EXERCISE DESCRIPTION
Take the lines of the data below from the very first through the line containing "const thresholdLevel = 60;" and output them exactly, pictures excluded.
━━━━━━━━━━
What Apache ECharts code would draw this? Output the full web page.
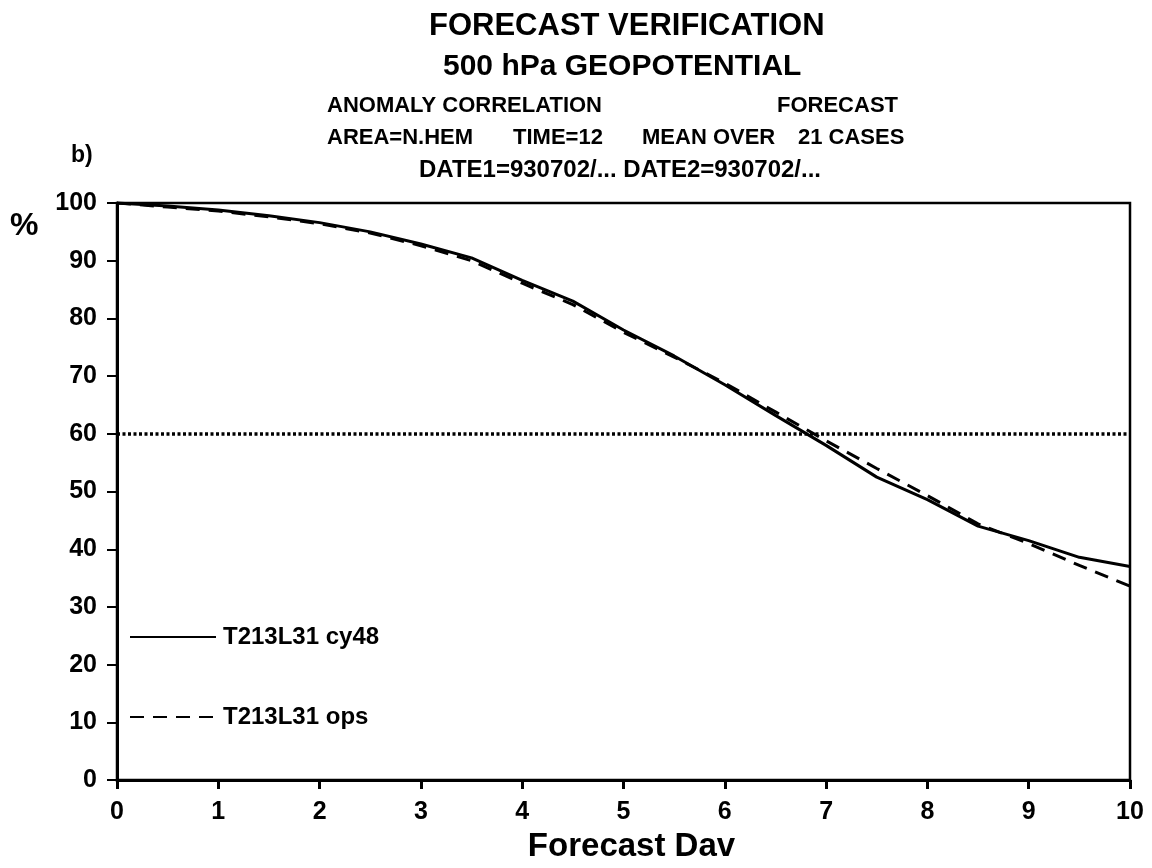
<!DOCTYPE html>
<html>
<head>
<meta charset="utf-8">
<script src="https://cdn.jsdelivr.net/npm/echarts@6/dist/echarts.min.js"></script>
<style>
  html, body { margin: 0; padding: 0; background: #fff; }
  #chart { width: 1152px; height: 868px; }
</style>
</head>
<body>
<div id="chart"></div>
<script>
// Forecast day (x) and anomaly correlation in percent for the two runs
const days = [0, 0.5, 1, 1.5, 2, 2.5, 3, 3.5, 4, 4.5, 5, 5.5, 6, 6.5, 7, 7.5, 8, 8.5, 9, 9.5, 10];
const cy48 = [100, 99.5, 98.8, 97.8, 96.6, 95, 92.9, 90.5, 86.6, 83, 78, 73.5, 68.5, 63.2, 58, 52.5, 48.6, 44, 41.5, 38.6, 37];
const ops  = [100, 99.3, 98.6, 97.6, 96.4, 94.8, 92.6, 90, 86.1, 82.4, 77.6, 73.3, 68.8, 63.8, 58.8, 54, 49.3, 44.4, 41, 37.2, 33.6];
const seriesNames = ['T213L31 cy48', 'T213L31 ops'];
const xTicks = [0, 1, 2, 3, 4, 5, 6, 7, 8, 9, 10];
const yTicks = [0, 10, 20, 30, 40, 50, 60, 70, 80, 90, 100];
const thresholdLevel = 60;

const FONT = '"Liberation Sans", Arial, Helvetica, sans-serif';
const chart = echarts.init(document.getElementById('chart'));

const pair = (xs, ys) => xs.map((x, i) => [x, ys[i]]);
const heading = (text, pos, size) => Object.assign({
  text,
  textStyle: { fontSize: size, fontWeight: 'bold', color: '#000', fontFamily: FONT }
}, pos);

chart.setOption({
  backgroundColor: '#ffffff',
  animation: false,
  textStyle: { fontFamily: FONT, color: '#000' },
  title: [
    heading('FORECAST VERIFICATION', { left: 424, top: 6 }, 31),
    heading('500 hPa GEOPOTENTIAL', { left: 438, top: 47 }, 30),
    heading('ANOMALY CORRELATION', { left: 322, top: 90 }, 22),
    heading('FORECAST', { left: 772, top: 90 }, 22),
    heading('AREA=N.HEM', { left: 322, top: 122 }, 22),
    heading('TIME=12', { left: 508, top: 122 }, 22),
    heading('MEAN OVER', { left: 637, top: 122 }, 22),
    heading('21 CASES', { left: 793, top: 122 }, 22),
    heading('DATE1=930702/... DATE2=930702/...', { left: 414, top: 153 }, 24),
    heading('b)', { left: 66, top: 139 }, 23),
    heading('%', { left: 5, top: 205 }, 32)
  ],
  legend: {
    orient: 'vertical',
    left: 129,
    top: 625,
    padding: 0,
    itemWidth: 86,
    itemHeight: 14,
    itemGap: 56,
    data: seriesNames,
    itemStyle: { opacity: 0 },
    textStyle: {
      fontSize: 24, fontWeight: 'bold', color: '#000', fontFamily: FONT,
      lineHeight: 24, padding: [0, 0, 0, 2]
    }
  },
  grid: {
    left: 117, right: 22, top: 203, bottom: 79,
    show: true, borderColor: '#000', borderWidth: 2.5, backgroundColor: 'transparent'
  },
  xAxis: {
    type: 'value',
    min: 0, max: 10, interval: 1,
    name: 'Forecast Dav',
    nameLocation: 'middle',
    nameGap: 41,
    nameTextStyle: {
      fontSize: 33, fontWeight: 'bold', color: '#000', fontFamily: FONT,
      padding: [0, 0, 0, 16]
    },
    axisLine: { show: true, lineStyle: { color: '#000', width: 3 } },
    axisTick: { show: true, inside: false, length: 9, lineStyle: { color: '#000', width: 3 } },
    axisLabel: {
      fontSize: 25, fontWeight: 'bold', color: '#000', margin: 20, fontFamily: FONT,
      formatter: v => xTicks.includes(v) ? String(v) : ''
    },
    splitLine: { show: false }
  },
  yAxis: {
    type: 'value',
    min: 0, max: 100, interval: 10,
    axisLine: { show: true, lineStyle: { color: '#000', width: 3 } },
    axisTick: { show: true, inside: false, length: 10, lineStyle: { color: '#000', width: 2 } },
    axisLabel: {
      fontSize: 25, fontWeight: 'bold', color: '#000', margin: 20, fontFamily: FONT,
      formatter: v => yTicks.includes(v) ? String(v) : ''
    },
    splitLine: { show: false }
  },
  series: [
    {
      name: seriesNames[0],
      type: 'line',
      data: pair(days, cy48),
      symbol: 'none',
      smooth: false,
      z: 3,
      lineStyle: { color: '#000', width: 3, type: 'solid' },
      itemStyle: { color: '#000' },
      markLine: {
        silent: true,
        symbol: 'none',
        label: { show: false },
        lineStyle: { color: '#000', width: 3.5, type: [3, 2.5] },
        data: [{ yAxis: thresholdLevel }]
      }
    },
    {
      name: seriesNames[1],
      type: 'line',
      data: pair(days, ops),
      symbol: 'none',
      smooth: false,
      z: 2,
      lineStyle: { color: '#000', width: 3, type: [14, 9] },
      itemStyle: { color: '#000' }
    }
  ]
});
</script>
</body>
</html>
━━━━━━━━━━
RESULT FOR THIS EXERCISE
What Apache ECharts code would draw this? Output the full web page.
<!DOCTYPE html>
<html>
<head>
<meta charset="utf-8">
<script src="https://cdn.jsdelivr.net/npm/echarts@6/dist/echarts.min.js"></script>
<style>
  html, body { margin: 0; padding: 0; background: #fff; }
  #chart { width: 1152px; height: 868px; }
</style>
</head>
<body>
<div id="chart"></div>
<script>
// Forecast day (x) and anomaly correlation in percent for the two runs
const days = [0, 0.5, 1, 1.5, 2, 2.5, 3, 3.5, 4, 4.5, 5, 5.5, 6, 6.5, 7, 7.5, 8, 8.5, 9, 9.5, 10];
const cy48 = [100, 99.5, 98.8, 97.8, 96.6, 95, 92.9, 90.5, 86.6, 83, 78, 73.5, 68.5, 63.2, 58, 52.5, 48.6, 44, 41.5, 38.6, 37];
const ops  = [100, 99.3, 98.6, 97.6, 96.4, 94.8, 92.6, 90, 86.1, 82.4, 77.6, 73.3, 68.8, 63.8, 58.8, 54, 49.3, 44.4, 41, 37.2, 33.6];
const seriesNames = ['T213L31 cy48', 'T213L31 ops'];
const xTicks = [0, 1, 2, 3, 4, 5, 6, 7, 8, 9, 10];
const yTicks = [0, 10, 20, 30, 40, 50, 60, 70, 80, 90, 100];
const thresholdLevel = 60;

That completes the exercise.